The taxability of social security income depends on the taxpayer’s total income. As a taxpayer’s non-social security income rises, the amount of social security income that is included in taxable income increases. See the section below on determining how much your social security income should be included in your taxable income.
Other income for seniors may include income from partnerships or other closely held businesses, rental income, royalties, or other business income.
Non-taxable income for seniors includes municipal bond interest, life insurance proceeds, and certain government benefits such as TANF or housing assistance.
Is Social Security Taxable Income for Seniors?
If social security is a taxpayer’s only income, it’s not taxable.
For taxpayers with over income, you must calculate your provisional income to determine how much of your social security benefits are taxpayers. Provisional income is equal to 50% of your social security income plus your tax-exempt interest plus all other taxable income.

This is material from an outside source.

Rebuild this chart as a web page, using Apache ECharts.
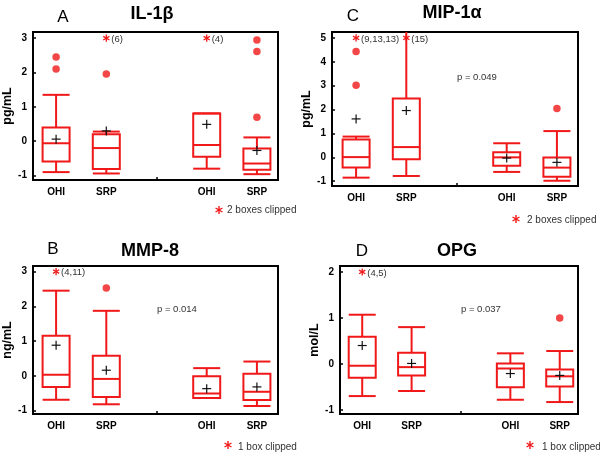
<!DOCTYPE html>
<html>
<head>
<meta charset="utf-8">
<script src="https://cdn.jsdelivr.net/npm/echarts@6/dist/echarts.min.js"></script>
<style>
html,body{margin:0;padding:0;background:#fff;}
#chart{width:600px;height:456px;}
</style>
</head>
<body>
<div id="chart"></div>
<script>
// ---------- data ----------
const xLabels = ['OHI', 'SRP', '', 'OHI', 'SRP'];
const groupPos = [1, 2, 4, 5];

// Panel A: IL-1β   stats = [low, q1, median, q3, high]
const il1bStats = [[-0.90, -0.59, -0.06, 0.40, 1.35], [-0.94, -0.81, -0.20, 0.20, 0.28], [-0.80, -0.45, -0.11, 0.81, 0.81], [-0.96, -0.83, -0.65, -0.21, 0.11]];
const il1bMeans = [0.06, 0.30, 0.49, -0.27];
const il1bOutliers = [[1, 2.45], [1, 2.10], [2, 1.96], [5, 2.95], [5, 2.61], [5, 0.70]];
const il1bClipped = [[2, 3, '(6)'], [4, 3, '(4)']];
const il1bTicks = [-1, 0, 1, 2, 3];

// Panel C: MIP-1α
const mip1aStats = [[-0.85, -0.43, 0.01, 0.75, 0.87], [-0.78, -0.08, 0.43, 2.46, 5.40], [-0.61, -0.35, 0.00, 0.21, 0.59], [-0.98, -0.81, -0.43, -0.01, 1.10]];
const mip1aMeans = [1.61, 1.96, -0.03, -0.21];
const mip1aOutliers = [[1, 4.43], [1, 3.02], [5, 2.05]];
const mip1aClipped = [[1, 5, '(9,13,13)'], [2, 5, '(15)']];
const mip1aTicks = [-1, 0, 1, 2, 3, 4, 5];

// Panel B: MMP-8
const mmp8Stats = [[-0.69, -0.32, 0.03, 1.15, 2.45], [-0.82, -0.61, -0.09, 0.58, 1.87], [-0.64, -0.64, -0.51, -0.01, 0.22], [-0.87, -0.70, -0.46, 0.06, 0.41]];
const mmp8Means = [0.88, 0.16, -0.37, -0.32];
const mmp8Outliers = [[2, 2.53]];
const mmp8Clipped = [[1, 3, '(4,11)']];
const mmp8Ticks = [-1, 0, 1, 2, 3];

// Panel D: OPG
const opgStats = [[-0.70, -0.30, -0.04, 0.59, 1.07], [-0.59, -0.25, -0.07, 0.24, 0.80], [-0.78, -0.51, -0.10, 0.01, 0.23], [-0.83, -0.49, -0.27, -0.12, 0.28]];
const opgMeans = [0.40, 0.01, -0.21, -0.25];
const opgOutliers = [[5, 1.00]];
const opgClipped = [[1, 2, '(4,5)']];
const opgTicks = [-1, 0, 1, 2];

// ---------- styling / layout ----------
const RED = '#f01818';
const FONT = '"Liberation Sans", Arial, sans-serif';

const panels = [
  { stats: il1bStats, means: il1bMeans, outliers: il1bOutliers, clipped: il1bClipped, ticks: il1bTicks,
    yMin: -1.13, yMax: 3.18, xMin: 0.54, xMax: 5.42, unit: 'pg/mL',
    grid: { left: 33, top: 32, width: 245, height: 148 } },
  { stats: mip1aStats, means: mip1aMeans, outliers: mip1aOutliers, clipped: mip1aClipped, ticks: mip1aTicks,
    yMin: -1.2, yMax: 5.25, xMin: 0.52, xMax: 5.42, unit: 'pg/mL',
    grid: { left: 332, top: 32, width: 246, height: 154 } },
  { stats: mmp8Stats, means: mmp8Means, outliers: mmp8Outliers, clipped: mmp8Clipped, ticks: mmp8Ticks,
    yMin: -1.1, yMax: 3.16, xMin: 0.54, xMax: 5.42, unit: 'ng/mL',
    grid: { left: 33, top: 266, width: 245, height: 148 } },
  { stats: opgStats, means: opgMeans, outliers: opgOutliers, clipped: opgClipped, ticks: opgTicks,
    yMin: -1.09, yMax: 2.13, xMin: 0.55, xMax: 5.37, unit: 'mol/L',
    grid: { left: 340, top: 266, width: 238, height: 148 } }
];

function renderBox(params, api) {
  const x = api.value(0);
  const p = v => api.coord([x, v]);
  const lo = p(api.value(1)), q1 = p(api.value(2)), md = p(api.value(3));
  const q3 = p(api.value(4)), hi = p(api.value(5)), mn = p(api.value(6));
  const cx = lo[0], hw = 13.5, cs = 4.5;
  const st = { stroke: RED, lineWidth: 2, fill: null };
  const ln = (x1, y1, x2, y2, style) => ({ type: 'line', shape: { x1, y1, x2, y2 }, style });
  const black = { stroke: '#111', lineWidth: 1.2 };
  return {
    type: 'group',
    children: [
      ln(cx, hi[1], cx, q3[1], st),
      ln(cx - hw, hi[1], cx + hw, hi[1], st),
      ln(cx, q1[1], cx, lo[1], st),
      ln(cx - hw, lo[1], cx + hw, lo[1], st),
      { type: 'rect', shape: { x: cx - hw, y: q3[1], width: 2 * hw, height: q1[1] - q3[1] }, style: { stroke: RED, lineWidth: 2, fill: 'none' } },
      ln(cx - hw, md[1], cx + hw, md[1], st),
      ln(mn[0] - cs, mn[1], mn[0] + cs, mn[1], black),
      ln(mn[0], mn[1] - cs, mn[0], mn[1] + cs, black)
    ]
  };
}

function starShape(cx, cy, r, w) {
  const dx = r * Math.cos(Math.PI / 6), dy = r * Math.sin(Math.PI / 6);
  const st = { stroke: RED, lineWidth: w };
  return [
    { type: 'line', shape: { x1: cx, y1: cy - r, x2: cx, y2: cy + r }, style: st },
    { type: 'line', shape: { x1: cx - dx, y1: cy - dy, x2: cx + dx, y2: cy + dy }, style: st },
    { type: 'line', shape: { x1: cx - dx, y1: cy + dy, x2: cx + dx, y2: cy - dy }, style: st }
  ];
}

function renderClipped(params, api) {
  const pt = api.coord([api.value(0), api.value(1)]);
  const label = params.context.labels[params.dataIndex];
  return {
    type: 'group',
    children: starShape(pt[0], pt[1], 3.6, 1.3).concat([
      { type: 'text', x: pt[0] + 5, y: pt[1] + 1,
        style: { text: label, fill: '#333', font: '9.5px ' + FONT, textAlign: 'left', textVerticalAlign: 'middle' } }
    ])
  };
}

const grids = [], xAxes = [], yAxes = [], series = [];
panels.forEach((pn, i) => {
  grids.push(Object.assign({ show: true, borderColor: '#000', borderWidth: 2, backgroundColor: 'transparent' }, pn.grid));
  xAxes.push({
    type: 'value', gridIndex: i, min: pn.xMin, max: pn.xMax,
    axisLine: { show: true, onZero: false, lineStyle: { color: '#000', width: 2 } },
    splitLine: { show: false },
    axisTick: { show: true, inside: true, length: 3, customValues: [3], lineStyle: { color: '#000', width: 1.5 } },
    axisLabel: { customValues: groupPos, formatter: v => xLabels[Math.round(v) - 1], color: '#000',
      fontWeight: 'bold', fontSize: 10, fontFamily: FONT, margin: 7 }
  });
  yAxes.push({
    type: 'value', gridIndex: i, min: pn.yMin, max: pn.yMax,
    name: pn.unit, nameLocation: 'middle', nameGap: 16,
    nameTextStyle: { color: '#000', fontWeight: 'bold', fontSize: 12.5, fontFamily: FONT },
    axisLine: { show: true, onZero: false, lineStyle: { color: '#000', width: 2 } },
    splitLine: { show: false },
    axisTick: { show: true, inside: true, length: 3, customValues: pn.ticks, lineStyle: { color: '#000', width: 1.5 } },
    axisLabel: { customValues: pn.ticks, color: '#000', fontWeight: 'bold', fontSize: 10, fontFamily: FONT, margin: 6 }
  });
  series.push({
    type: 'custom', xAxisIndex: i, yAxisIndex: i, clip: true, z: 3,
    renderItem: renderBox,
    encode: { x: 0, y: [1, 2, 3, 4, 5, 6] },
    data: pn.stats.map((s, k) => [groupPos[k]].concat(s).concat([pn.means[k]]))
  });
  series.push({
    type: 'scatter', xAxisIndex: i, yAxisIndex: i, symbol: 'circle', symbolSize: 7.5, z: 4,
    itemStyle: { color: RED }, data: pn.outliers
  });
  const labels = pn.clipped.map(c => c[2]);
  series.push({
    type: 'custom', xAxisIndex: i, yAxisIndex: i, clip: false, z: 5,
    renderItem: (params, api) => { params.context.labels = labels; return renderClipped(params, api); },
    encode: { x: 0, y: 1 },
    data: pn.clipped.map(c => [c[0], c[1]])
  });
});

function txt(x, y, text, font, fill, align) {
  return { type: 'text', x, y, style: { text, font, fill: fill || '#000', textAlign: align || 'center', textVerticalAlign: 'middle' } };
}
function legend(sx, sy, tx, ty, text) {
  return [{ type: 'group', children: starShape(sx, sy, 4, 1.4) },
          txt(tx, ty, text, '10px ' + FONT, '#333', 'left')];
}

const graphic = [
  txt(63, 17, 'A', '17px ' + FONT),
  txt(152, 14, 'IL-1β', 'bold 18px ' + FONT),
  txt(353, 16, 'C', '17px ' + FONT),
  txt(452, 13, 'MIP-1α', 'bold 18px ' + FONT),
  txt(53, 249, 'B', '17px ' + FONT),
  txt(150, 251, 'MMP-8', 'bold 18px ' + FONT),
  txt(362, 251, 'D', '17px ' + FONT),
  txt(457, 251, 'OPG', 'bold 18px ' + FONT),
  txt(457, 77, 'p = 0.049', '9.5px ' + FONT, '#333', 'left'),
  txt(157, 309, 'p = 0.014', '9.5px ' + FONT, '#333', 'left'),
  txt(461, 309, 'p = 0.037', '9.5px ' + FONT, '#333', 'left')
].concat(legend(219, 210, 227, 210, '2 boxes clipped'))
 .concat(legend(516, 219, 527, 220, '2 boxes clipped'))
 .concat(legend(228, 445, 238, 447, '1 box clipped'))
 .concat(legend(530, 445, 542, 447, '1 box clipped'));

const chart = echarts.init(document.getElementById('chart'), null, { renderer: 'canvas' });
chart.setOption({
  backgroundColor: '#fff',
  animation: false,
  grid: grids,
  xAxis: xAxes,
  yAxis: yAxes,
  series: series,
  graphic: graphic
});
</script>
</body>
</html>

Single people with provisional income between $25,000 and $34,000 and married couples with provisional income between $32,000 and $44,000 will have 50% of their social security benefits included in their taxable income.
Once your provisional income is above those amounts, 85% of your social security benefits are included in your taxable income. The amount of social security income included in your taxable income will never exceed 85%.
If the taxpayer’s filing status is married filing separately but lives with their spouse at any point during the year, then 85% of the taxpayer’s social security income is taxable.
Tax Credits for Seniors
If you are a taxpayer over age 65 or permanently disabled, you are eligible for a tax credit of up to $5,000. The complete rules for qualifying for the credit can be found on the IRS website, including a flowchart for determining your eligibility. Tax credits reduce your tax burden (or increase your refund) dollar-for-dollar.
Seniors are eligible for a higher standard deduction on their return. If you are not itemizing, you can take an extra standard deduction of $1,750 for single filers or $1,400 for married filing joint filers.
Questions about at what age can you stop filing taxes? We have the answers.
There is no age when you stop automatically having a filing requirement. Filing requirements are determined by income.
Yes, taxpayers must continue to file unless their only source of income is social security or their non-social security income does not meet the filing requirements outlined above.
Single taxpayers over 65 do not need to file unless their non-social security income is over $14,250. Married taxpayers over age 65 do note need to file unless their non-social security income is over $27,800.
Only a portion of social security income is included in gross income. The amount included in gross income varies from 0% to 85%, depending on the taxpayer’s other income.